Following the end of the Cold War, democratic capitalism gradually morphed into crony and then casino capitalism shielded by obscurantist derivatives and hedge funds and outlandish executive compensation packages before sinking into bandit capitalism. Today, even some conservatives fear that institutions too big to fail may have to be nationalized. Already a ward of the federal government, Freddie Mac, after drawing $14 billion in taxpayer cash, was back at the federal window to ask for an additional $35 billion.

When the Treasury seized both Freddie Mac and Fannie Mae, it pledged $100 billion to each, chiefly to restore the confidence of investors who had fled in droves. The government, on behalf of the taxpayer, is charging 10 percent interest.

President Obama’s unhappy lot is to repair deep fissures in the capitalist system while avoiding both the slough of market socialism and the gangrene of state corporate capitalism when government also takes over failing giants. Four months ago, the Bank of America, the country’s largest bank, now armed with a $45 billion government bailout, bought foundering brokerage Merrill Lynch for $50 billion in stock. Today, the two companies combined are worth $40 billion.

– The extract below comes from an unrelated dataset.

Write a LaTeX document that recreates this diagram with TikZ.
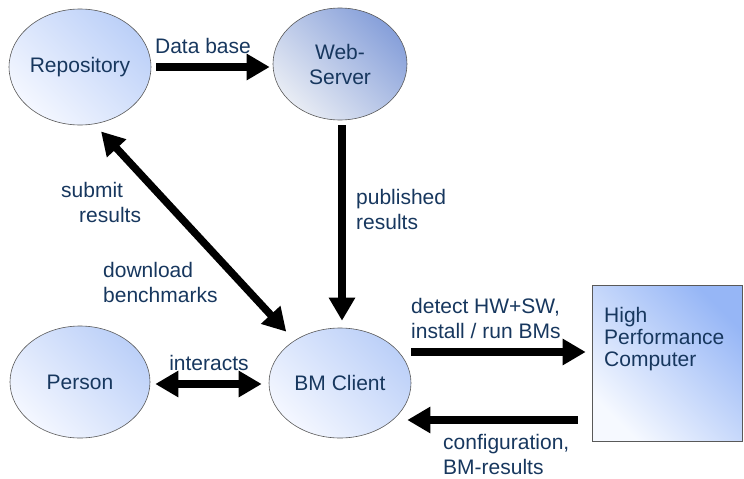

In the narrow window after the sale of Merrill was agreed but days before the deal was actually closed, John Tain, formerly of Goldman Sachs, brought forward some $4 billion in discretionary bonuses. “This wheeze went down,” reported the Financial Times, “just as Merrill headed into a record $21.5 billion operating losses in the fourth quarter and BofA started seeking additional taxpayers’ funds from the troubled asset relief program to digest its acquisition.” Bonuses based on 20 percent of the losses were legal to insiders; looting to incredulous outsiders.